In the cell below we plot the data in order to visually inspect it quickly. You will note that it clearly is some sort of exponential function. But, we are going to fit a linear trendline anyway - because that's what this tutorial is about! In a future post we will go over the improved model fit we get when we try some non-linear modeling techniques.

You will note that we first import a new library, Plots that allows us to create a nice plot of our data.

In [23]:
using Plots
X = sample_data[1]; Y = sample_data[2]
plot(X, Y, linewidth=2, title="X vs Y", label=["Y"], xlabel="X", ylabel="Y")
Out[23]:
5 10 15 20 25 5 10 15 20 25 30 X vs Y X Y Y

Basic Linear Regression

In linear regression we assume that the relationship between the independent variables (X) and the dependent variable (Y) is linear and then go about finding one that minimizes the squared error between the predicted Y and the actual Y.

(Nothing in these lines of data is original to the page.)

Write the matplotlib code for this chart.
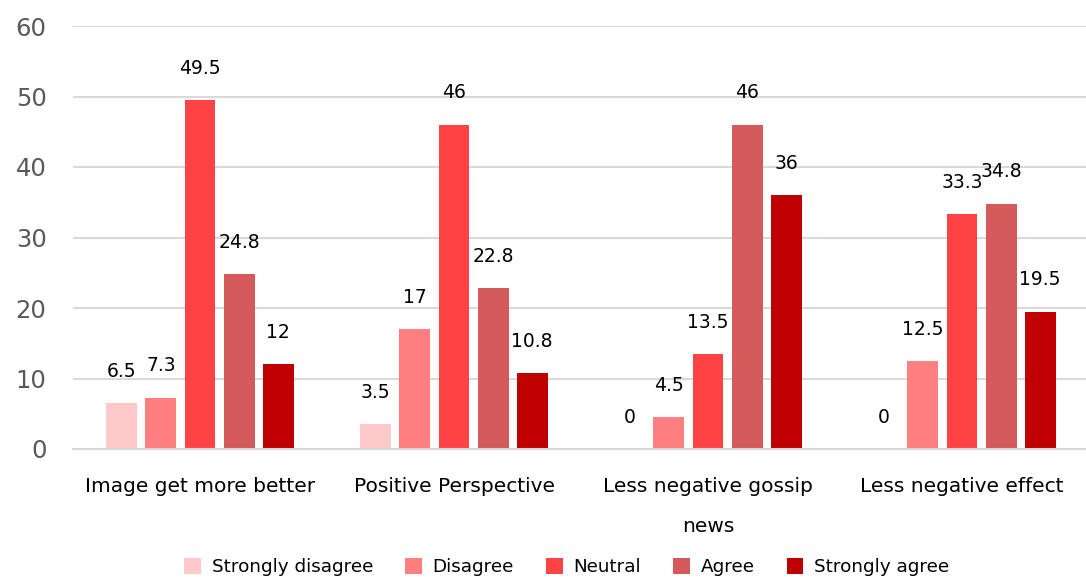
import numpy as np
import matplotlib.pyplot as plt

categories = ['Image get more better', 'Positive Perspective',
              'Less negative gossip\nnews', 'Less negative effect']
series = ['Strongly disagree', 'Disagree', 'Neutral', 'Agree', 'Strongly agree']
strongly_disagree = [6.5, 3.5, 0, 0]
disagree = [7.3, 17, 4.5, 12.5]
neutral = [49.5, 46, 13.5, 33.3]
agree = [24.8, 22.8, 46, 34.8]
strongly_agree = [12, 10.8, 36, 19.5]
colors = ['#FFC9C9', '#FF7F80', '#FF4345', '#D45A5B', '#C00000']

plt.rcParams['font.family'] = ['DejaVu Sans']

fig = plt.figure(figsize=(10.86, 5.80), dpi=100)
ax = fig.add_axes([73 / 1086, 131 / 580, 1016 / 1086, 423 / 580])

x = np.arange(len(categories))
step = 0.154
width = 0.122
values = [strongly_disagree, disagree, neutral, agree, strongly_agree]
for i, (name, vals, c) in enumerate(zip(series, values, colors)):
    bars = ax.bar(x + (i - 2) * step, vals, width, color=c, label=name)
    ax.bar_label(bars, labels=[f'{v:g}' for v in vals], padding=16,
                 fontsize=13.5, color='black')

ax.set_xlim(-0.5, 3.5)
ax.set_ylim(0, 60)
ax.set_yticks(range(0, 61, 10))
ax.yaxis.grid(True, color='#d9d9d9', linewidth=1.5)
ax.set_axisbelow(True)
for s in ['top', 'right', 'left']:
    ax.spines[s].set_visible(False)
ax.spines['bottom'].set_color('#d9d9d9')
ax.spines['bottom'].set_linewidth(1.5)
ax.tick_params(axis='y', length=0, pad=19, labelsize=17.5, labelcolor='#595959')
ax.tick_params(axis='x', length=0, pad=20, labelsize=14.5)
ax.set_xticks(x)
ax.set_xticklabels(categories, linespacing=2.4, va='top')

fig.legend(loc='lower center', bbox_to_anchor=(0.522, -0.022), ncol=5,
           frameon=False, fontsize=13.2, handlelength=0.9, handleheight=0.9,
           handletextpad=0.6, columnspacing=1.75)

fig.savefig('out.png', dpi=100)
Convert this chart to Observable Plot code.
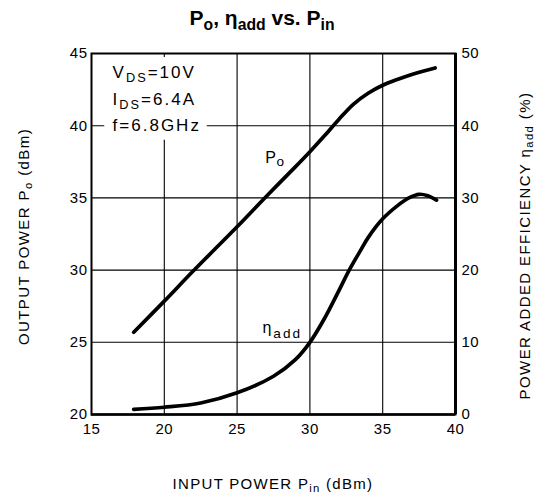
<!DOCTYPE html>
<html><head><meta charset="utf-8">
<script src="https://cdn.jsdelivr.net/npm/d3@7"></script>
<script src="https://cdn.jsdelivr.net/npm/@observablehq/plot@0.6"></script>
<style>
body{margin:0;background:#fff;font-family:"Liberation Sans",Arial,sans-serif;}
#title{height:40px;width:536px;position:relative;}
#title div{position:absolute;top:6px;left:-6px;width:536px;text-align:center;font-weight:bold;font-size:21px;line-height:24px;color:#000;}
#title .s{font-size:75%;position:relative;top:5px;}
#chart svg{display:block;}
</style></head><body>
<div id="title"><div>P<span class="s">o</span>, η<span class="s">add</span> vs. P<span class="s">in</span></div></div>
<div id="chart"></div>
<script>
// Output power Po (dBm) vs input power Pin (dBm)
const poPin = [17.9, 20, 22, 25, 27, 29, 30, 31, 32, 33, 34, 35, 36, 37, 38.6];
const poOut = [25.7, 27.85, 29.95, 33.0, 35.1, 37.15, 38.2, 39.3, 40.45, 41.5, 42.25, 42.8, 43.2, 43.55, 44.0];
// Power added efficiency (%) vs input power Pin (dBm)
const etaPin = [17.9, 20, 22.5, 25, 27.5, 29, 30, 31, 32, 32.7, 33.5, 34, 35, 36, 36.8, 37.5, 38.1, 38.7];
const etaVal = [0.7, 1.0, 1.6, 3.0, 5.3, 7.6, 10.0, 13.3, 17.2, 20.0, 22.8, 24.5, 27.1, 28.9, 30.0, 30.5, 30.3, 29.7];
// ticks
const xTicks = [15, 20, 25, 30, 35, 40];
const yTicksLeft = [20, 25, 30, 35, 40, 45];
const yTicksRight = [0, 10, 20, 30, 40, 50];
const xGrid = [20, 25, 30, 35];
const yGrid = [25, 30, 35, 40];
// annotation & curve labels
const annotText = ["VDS=10V", "IDS=6.4A", "f=6.8GHz"];
const annotX = [16.45, 16.45, 16.45];
const annotY = [43.66, 41.8, 39.98];
const curveLabelText = ["Po", "ηadd"];
const curveLabelX = [27.6, 28.1];
const curveLabelY = [37.8, 26.0];

// right axis (0..50 %) shares the left axis range (20..45 dBm)
const etaToY = e => 20 + e / 2;
const yToEta = y => Math.round((y - 20) * 2);

const po = poPin.map((x, i) => ({x, y: poOut[i]}));
const eta = etaPin.map((x, i) => ({x, y: etaToY(etaVal[i])}));
const annot = annotText.map((t, i) => ({t, x: annotX[i], y: annotY[i]}));
const curveLabels = curveLabelText.map((t, i) => ({t, x: curveLabelX[i], y: curveLabelY[i]}));

const plot = Plot.plot({
  width: 536, height: 458,
  marginLeft: 91, marginRight: 81, marginTop: 13, marginBottom: 84,
  x: {domain: [15, 40]},
  y: {domain: [20, 45]},
  style: {fontFamily: "'Liberation Sans', Arial, sans-serif", fontSize: "15px", color: "#000", background: "#fff", overflow: "visible"},
  marks: [
    Plot.gridX(xGrid, {stroke: "#000", strokeOpacity: 1, strokeWidth: 1.1}),
    Plot.gridY(yGrid, {stroke: "#000", strokeOpacity: 1, strokeWidth: 1.1}),
    Plot.axisX(xTicks, {tickSize: 0, tickPadding: 9, label: null, fontSize: 15}),
    Plot.axisY(yTicksLeft, {anchor: "left", tickSize: 0, tickPadding: 4, label: null, fontSize: 15}),
    Plot.axisY(yTicksRight.map(etaToY), {anchor: "right", tickSize: 0, tickPadding: 6, label: null, fontSize: 15, tickFormat: yToEta}),
    // white halo behind the annotation block
    Plot.text(annot, {x: "x", y: "y", text: "t", textAnchor: "start", fontSize: 17, fill: "#fff", stroke: "#fff", strokeWidth: 18}),
    Plot.text(annot, {x: "x", y: "y", text: "t", textAnchor: "start", fontSize: 17, fill: "#000"}),
    Plot.frame({stroke: "#000", strokeWidth: 2}),
    Plot.ruleX([40], {stroke: "#000", strokeWidth: 3}),
    Plot.ruleY([20], {stroke: "#000", strokeWidth: 2.5}),
    Plot.line(po, {x: "x", y: "y", curve: "catmull-rom", stroke: "#000", strokeWidth: 3.7}),
    Plot.line(eta, {x: "x", y: "y", curve: "catmull-rom", stroke: "#000", strokeWidth: 3.7}),
    Plot.text(curveLabels, {x: "x", y: "y", text: "t", textAnchor: "middle", fontSize: 16, fill: "#000"})
  ]
});
document.getElementById("chart").appendChild(plot);

// rich text (subscripts)
const rich = {
  "VDS=10V": 'V<tspan font-size="75%" dy="4">DS</tspan><tspan dy="-4">=10V</tspan>',
  "IDS=6.4A": 'I<tspan font-size="75%" dy="4">DS</tspan><tspan dy="-4">=6.4A</tspan>',
  "f=6.8GHz": 'f=6.8GHz',
  "Po": 'P<tspan font-size="85%" dy="3">o</tspan>',
  "ηadd": 'η<tspan font-size="85%" dy="5">add</tspan>'
};
d3.select(plot).selectAll("text").each(function() {
  const k = this.textContent;
  if (rich[k] !== undefined) {
    this.innerHTML = rich[k];
    this.setAttribute("letter-spacing", k.length > 3 ? "2" : "0.5");
  }
});
d3.select(plot).selectAll("g[aria-label^='y-axis'] text, g[aria-label^='x-axis'] text").attr("letter-spacing", "0.5");

// axis titles, placed relative to the scale ranges
const xs = plot.scale("x").range, ys = plot.scale("y").range;
const svg = d3.select(plot);
const xMid = (xs[0] + xs[1]) / 2, yMid = (ys[0] + ys[1]) / 2;
svg.append("text")
  .attr("transform", `translate(${xMid + 0},${ys[0] + 75})`)
  .attr("text-anchor", "middle").attr("font-size", 15).attr("letter-spacing", 1.3)
  .html('INPUT POWER P<tspan font-size="75%" dy="3">in</tspan><tspan dy="-3"> (dBm)</tspan>');
svg.append("text")
  .attr("transform", `translate(${xs[0] - 62},${yMid + 3}) rotate(-90)`)
  .attr("text-anchor", "middle").attr("font-size", 15).attr("letter-spacing", 1.4)
  .html('OUTPUT POWER P<tspan font-size="75%" dy="3">o</tspan><tspan dy="-3"> (dBm)</tspan>');
svg.append("text")
  .attr("transform", `translate(${xs[1] + 75},${yMid + 12}) rotate(-90)`)
  .attr("text-anchor", "middle").attr("font-size", 15).attr("letter-spacing", 1.4)
  .html('POWER ADDED EFFICIENCY η<tspan font-size="75%" dy="3">add</tspan><tspan dy="-3"> (%)</tspan>');
</script>
</body></html>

$$ {y}_i = \beta_0 + \beta_1 {x}_i + \epsilon_i $$

We now import the lm method from the GLM library. Note that the process of creating the model involves the very simple command. This runs the model and we find the intercept-term, $\beta_0$, and the coefficient $\beta_1$ that minimizes the squared errors.

In [24]:
using GLM
ols = lm(@formula(Y~X), sample_data)
Out[24]:
StatsModels.DataFrameRegressionModel{LinearModel{LmResp{Array{Float64,1}},DensePredChol{Float64,LinearAlgebra.Cholesky{Float64,Array{Float64,2}}}},Array{Float64,2}}

Formula: Y ~ 1 + X

Coefficients:
             Estimate Std.Error  t value Pr(>|t|)
(Intercept)  -2.32318   1.13333 -2.04988   0.0519
X             1.16155 0.0762358  15.2363   <1e-12

We can inspect/load a few key values such as the coefficients executing the cell below. Other methods are available here: http://juliastats.github.io/GLM.jl/latest/manual/#Methods-applied-to-fitted-models-1

In [25]:
coef(ols) #load coefficients
Out[25]:
2-element Array{Float64,1}:
 -2.3231844406599964
  1.161548199773846 

Finally, we can overlay the predicted trend-line with the actual data. Of course the fit is not great, but is the best we can do with a linear model while minimizing the squared-error.

In [26]:
Yp = predict(ols); #load predictions into Yp
Y2 = Base.hcat(Y,Yp) #concatenating Y and Yp arrays into a new one called 'Y2' so that we can plot both, below
plot(X, Y2, linewidth=2, title="X vs Y", label=["Y", "Yp"], xlabel="X", ylabel="Y")
Out[26]:
5 10 15 20 25 0 10 20 30 X vs Y X Y Y Yp

What if we want to find out the Mean Squared Error in our predictions? We can use the following:

In [21]:
#using Pkg
#Pkg.add("Distances")
In [27]:
using Distances
rmsd(Y,Yp) #Root Mean Squared Error (RMSE)
Out[27]:
2.6364808504271435

Clearly, a linear model is not a great option for this. Can you spot a different transformation of the Y variable that would be? Given that the Y seemingly increases exponentially relative to X, what happens if we plot log(Y) vs X?

In [28]:
logY = log.(Y); # take elementwise log of Y
plot(X, logY, linewidth=2, title="X vs Y", label=["logY"], xlabel="X", ylabel="Y")
Out[28]:
5 10 15 20 25 1.5 2.0 2.5 3.0 3.5 X vs Y X Y logY

Looks linear now! Transformations & normalizations are useful in predictive modeling. We will explore them in future case studies. If you like, you can try fitting a linear model to logY as an exercise.

In [ ]: